UM DOS retratos mais impressionantes da atual crise econômica mundial é o gráfico que mostra a queda do preço do petróleo. Oito anos atrás, um barril custava cerca de US$ 31. Em fins de 2001, esse preço caiu para perto de US$ 15 e a partir daí entrou em alta quase contínua até chegar ao pico de US$ 147, em julho do ano passado.
O preço da mais importante commodity do mundo moderno levou, portanto, oito anos para sair de US$ 31 o barril e atingir US$ 147. Esse longo caminho de alta foi quase todo feito de volta em menos de seis meses, quando o petróleo caiu para US$ 35 em dezembro passado. Na última sexta-feira, por conta do conflito na Faixa de Gaza, a cotação subiu para US$ 46, nível ainda 69% abaixo do pico.
Muitos consumidores, naturalmente, ficaram felizes com a baixa do petróleo. Nos EUA, por exemplo, o preço do galão (3,78 litros) de gasolina, que havia chegado a US$ 4,11 em julho, caiu para US$ 1,66 no fim do ano passado, o equivalente a pouco mais de R$ 1 o litro. No Brasil, a Petrobras pratica uma política de estabilização que impede tanto altas quanto baixas significativas de preços de combustíveis. É difícil entender como a gasolina pode custar o mesmo preço com o petróleo a US$ 147 ou a US$ 35.
Discutir o preço da gasolina, porém, não é o objetivo deste artigo. A ideia é alertar para o forte desestímulo que essa baixa vai trazer, se persistir, aos investimentos na produção de energia. Segundo o "Financial Times", as únicas produções de petróleo que continuavam economicamente viáveis em dezembro eram as do Oriente Médio e as da Venezuela, cujos custos situam-se abaixo de US$ 30 o barril.
No Brasil, o petróleo barato levanta dúvidas sobre a viabilidade de investimentos no setor petrolífero e também no de energias renováveis, como os biocombustíveis -as fontes hidrelétricas, dependendo do projeto, continuam viáveis. Pelos dados do "Financial Times", a exploração das reservas brasileiras de petróleo em águas profundas, na área do pré-sal, só se torna viável com o petróleo acima de US$ 60. O álcool brasileiro, feito a partir da cana-de-açúcar, perde a viabilidade quando o petróleo fica abaixo de US$ 45.
Outras fontes alternativas de energia são ainda muito menos competitivas. O álcool americano, à base de milho, viabiliza-se apenas com o petróleo a US$ 65, e o biodiesel europeu, a US$ 82. Fontes de energia elétrica renováveis como as eólicas têm custo de produção, em barris-equivalentes, a US$ 75 (em terra) ou US$ 145 (no mar).
A crise econômica, portanto, pode ser uma ducha de água fria na nova indústria de energia alternativa, como a de biocombustíveis brasileiros, que ganhou impulso durante os tempos de petróleo caro.

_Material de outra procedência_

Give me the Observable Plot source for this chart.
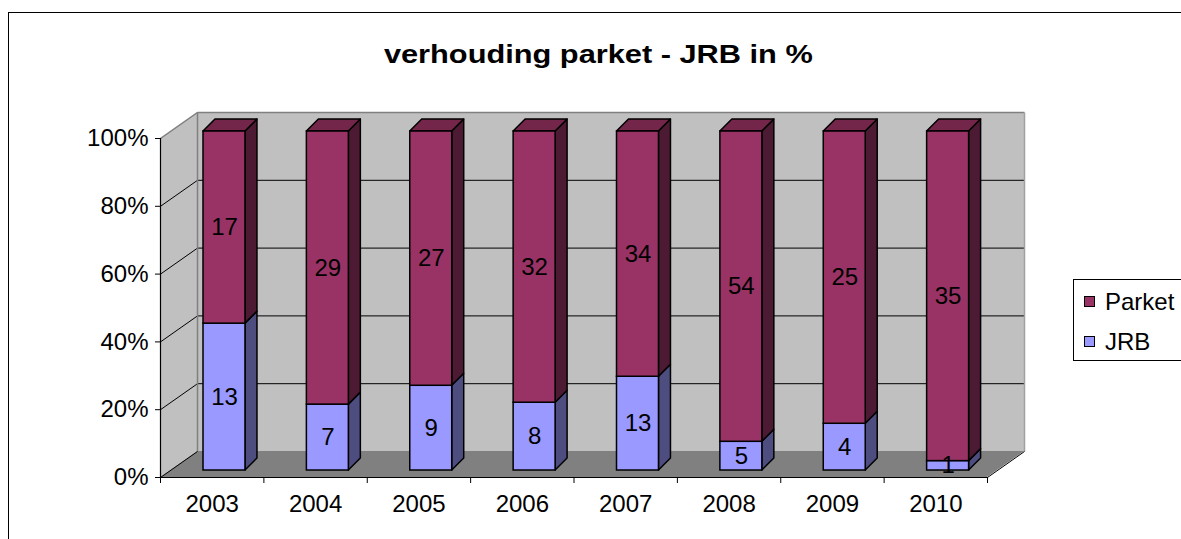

Com a possível recessão mundial, durante algum tempo não se ouvirá falar em falta de energia. Mas é preciso pensar nos possíveis problemas no médio e no longo prazo. Quando começar a retomada do crescimento, haverá a necessidade de mais petróleo, mais energia elétrica e mais biocombustíveis.
Enquanto o preço do petróleo permanecer no nível atual, investimentos na indústria da energia só poderão continuar mediante incentivos governamentais. Nada contra, por se tratar de área estratégica, mas desde que os benefícios sejam explicitados, para que a sociedade saiba o que e quanto está pagando. O incentivo não pode estar escondido no preço da gasolina, por exemplo.

BENJAMIN STEINBRUCH, 55, empresário, é diretor-presidente da Companhia Siderúrgica Nacional, presidente do conselho de administração da empresa e primeiro vice-presidente da Fiesp (Federação das Indústrias do Estado de São Paulo).